Social Causes……Gender Inequality: Restrictive gender roles limit women’s access to education, healthcare, & economic opportunities.
Corruption: Inefficient & corrupt governments prioritize elite interests over public welfare.
Physical Causes……Unequal Land Distribution: A small elite often controls most arable land, leaving the majority landless & impoverished.
Inadequate Technology: Developing countries lack access to capital-saving, labor-intensive technologies.
Consequences of Uneven Development …Rapid Population Growth: Strains resources, reduces savings, & increases dependency ratios.
Unemployment & Underemployment: Lack of job opportunities leads to informal economies & low wages.
Urbanization Challenges: Rapid urban growth results in slums, inadequate infrastructure, & poor living conditions.
Brain Drain: Skilled professionals emigrate to developed countries, depriving developing nations of talent.
5. Global North-South Divide…Global North: Developed countries with high HDI, strong economies, & advanced infrastructure.
Global South: Developing countries with lower HDI, struggling economies, & social challenges.

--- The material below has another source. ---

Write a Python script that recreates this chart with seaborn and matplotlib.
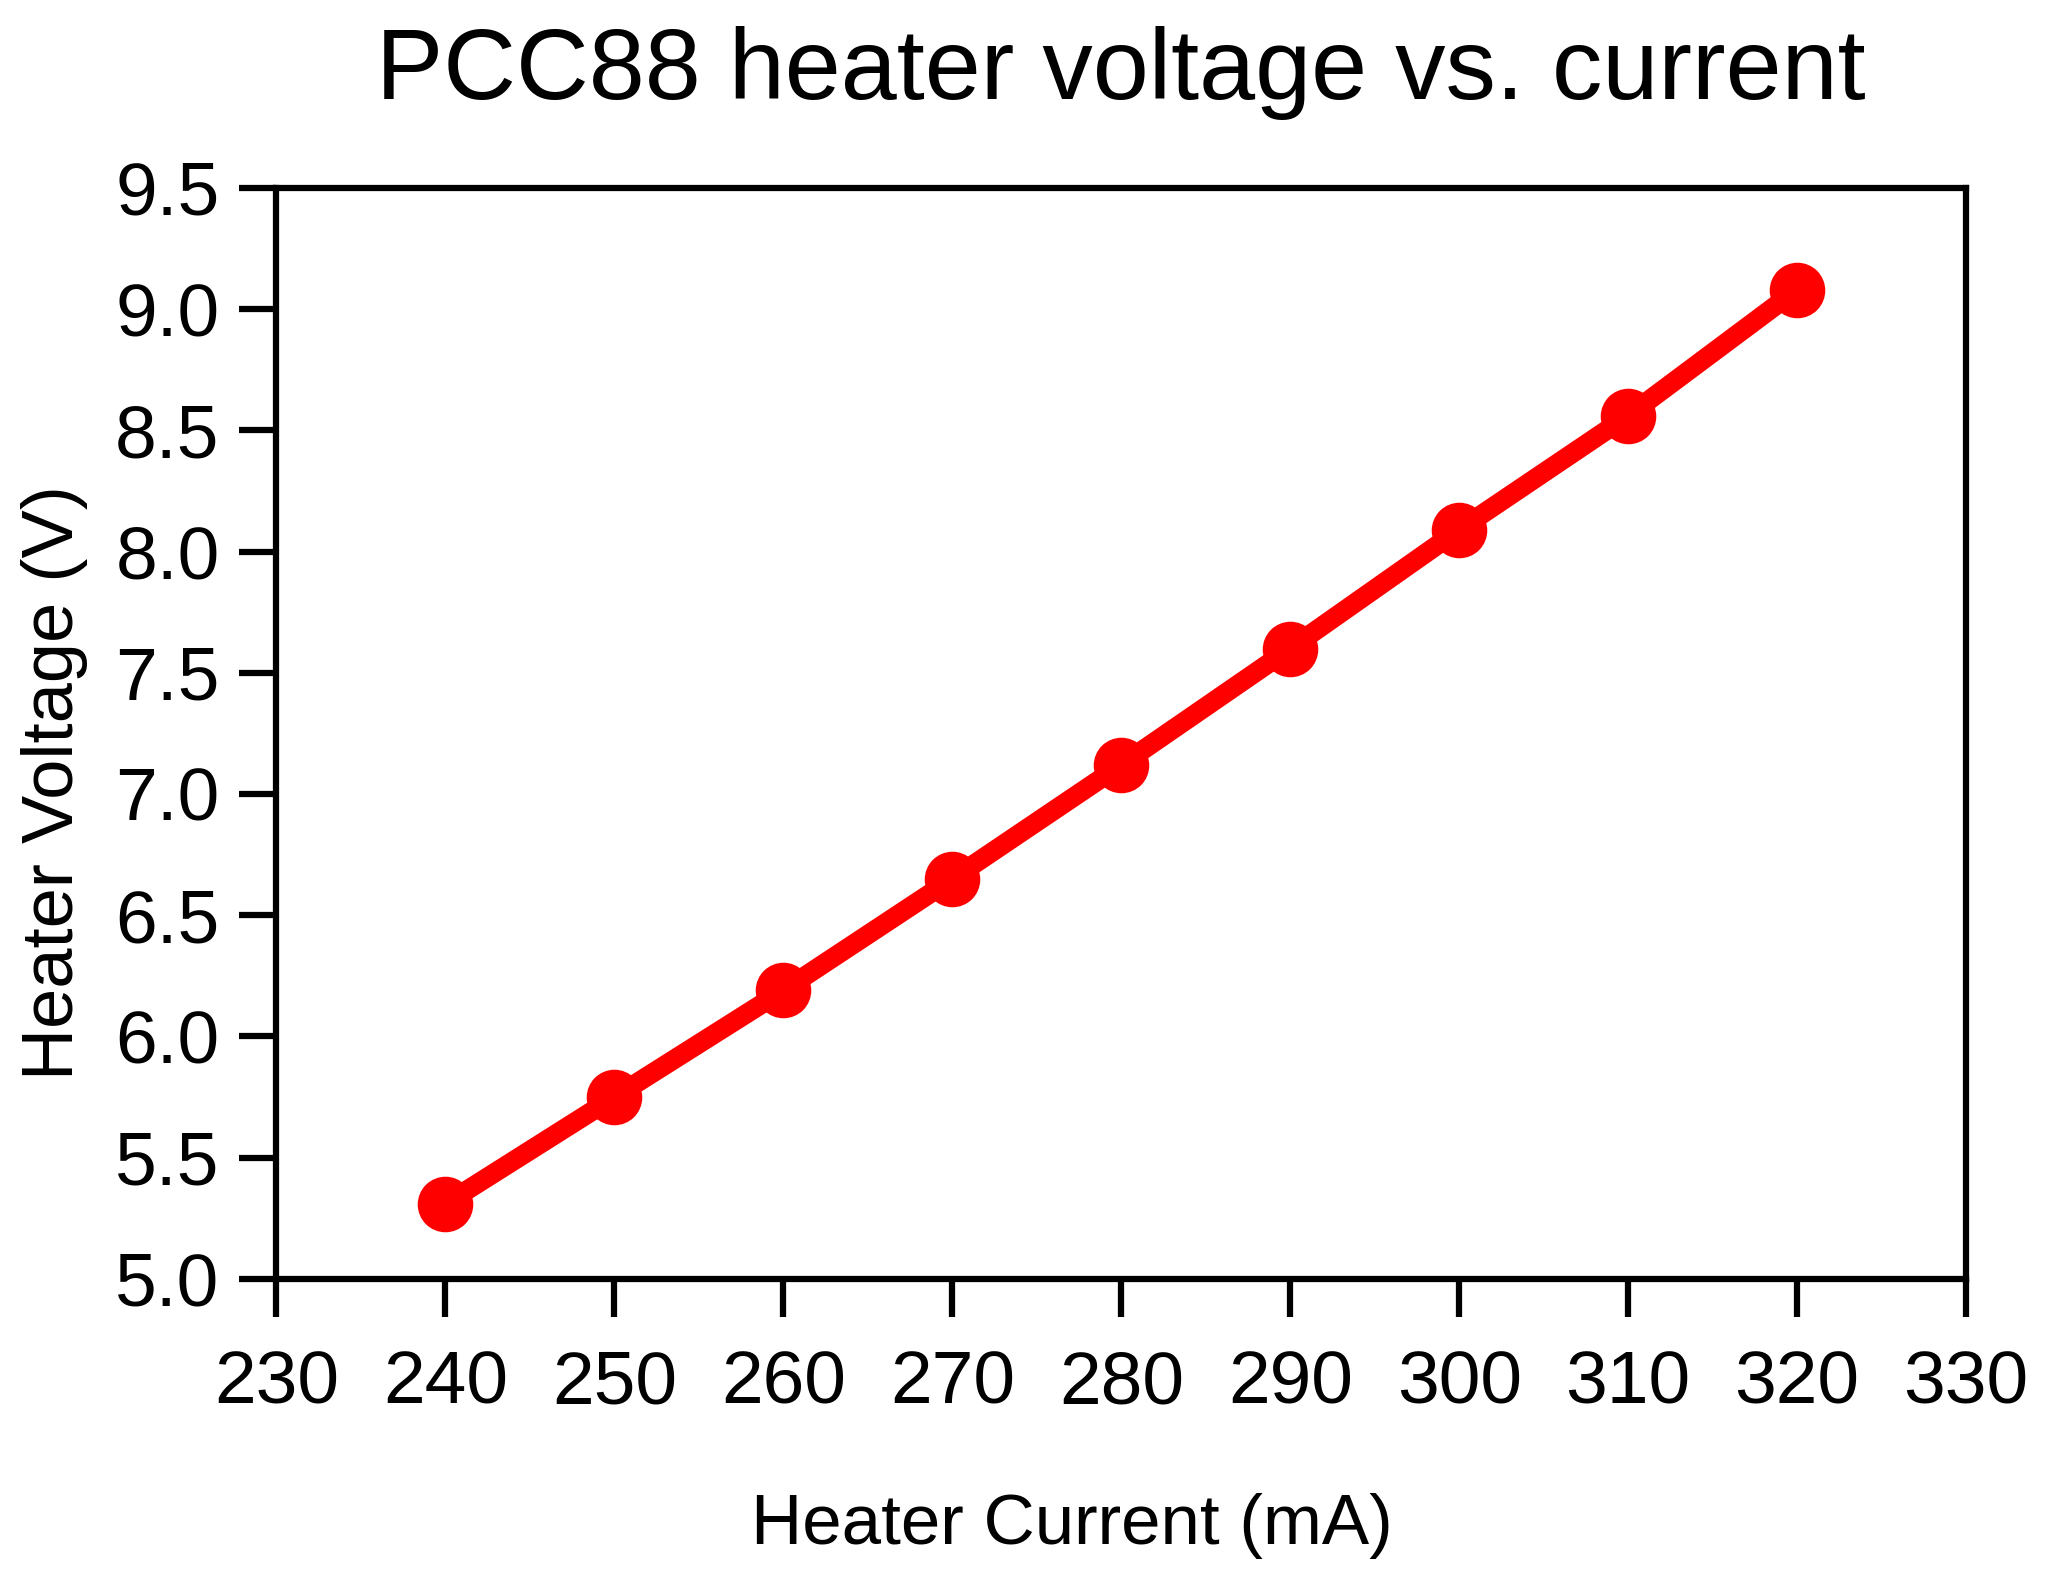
import numpy as np
import pandas as pd
import matplotlib
matplotlib.use("Agg")
import matplotlib.pyplot as plt
import seaborn as sns

current_ma = [240, 250, 260, 270, 280, 290, 300, 310, 320]
voltage_v = [5.31, 5.75, 6.19, 6.65, 7.12, 7.60, 8.09, 8.56, 9.08]

df = pd.DataFrame({"current": current_ma, "voltage": voltage_v})

sns.set_style("ticks")
plt.rcParams['font.family'] = ['Liberation Sans', 'DejaVu Sans']
plt.rcParams['text.color'] = 'black'
plt.rcParams['axes.labelcolor'] = 'black'
plt.rcParams['xtick.color'] = 'black'
plt.rcParams['ytick.color'] = 'black'

fig = plt.figure(figsize=(20.48, 15.78), dpi=100)
ax = fig.add_axes([0.135, 0.1895, 0.825, 0.6915])

sns.lineplot(data=df, x="current", y="voltage", ax=ax, color="#ff0000",
             linewidth=14, marker="o", markersize=40, markeredgewidth=0,
             solid_capstyle="round")

ax.set_xlim(230, 330)
ax.set_ylim(5.0, 9.5)
ax.set_xticks(np.arange(230, 331, 10))
ax.set_yticks(np.arange(5.0, 9.51, 0.5))
ax.set_yticklabels([f"{v:.1f}" for v in np.arange(5.0, 9.51, 0.5)])

for s in ax.spines.values():
    s.set_linewidth(4.5)
    s.set_color("black")
    s.set_visible(True)

ax.tick_params(axis="both", direction="out", length=27, width=4.5, labelsize=54, color="black")
ax.tick_params(axis="x", pad=24)
ax.tick_params(axis="y", pad=14)

ax.set_xlabel("Heater Current (mA)", fontsize=51)
ax.set_ylabel("Heater Voltage (V)", fontsize=52)
ax.xaxis.label.set_va("center")
ax.yaxis.label.set_va("center")
ax.xaxis.set_label_coords(0.471, -0.226)
ax.yaxis.set_label_coords(-0.1315, 0.455)
ax.set_title("PCC88 heater voltage vs. current", fontsize=72.5, pad=64)

fig.savefig("out.png", dpi=100, facecolor="white")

Exceptions: Some countries (e.g., China, India) are bridging the gap through rapid economic growth.             
Future of Development….Sustainable Development: Focus on balancing economic growth with environmental & social well-being.
Technology Transfer: Developing countries need access to capital-saving technologies to boost productivity.
Land Reform: Redistributing land to reduce inequality & improve rural livelihoods.
Gender Equality: Empowering women through education & economic opportunities to drive development.
Good Governance: Reducing corruption & improving public policies to address the needs of the population.
Key Takeaways Development is multifaceted, involving economic growth, social progress, & environmental sustainability.
Underdevelopment is not natural but a result of historical processes like colonialism & unequal global systems.
Addressing uneven development requires structural changes, including land reform, technology transfer, & gender equality.
The future of development lies in sustainable practices, good governance, & inclusive growth.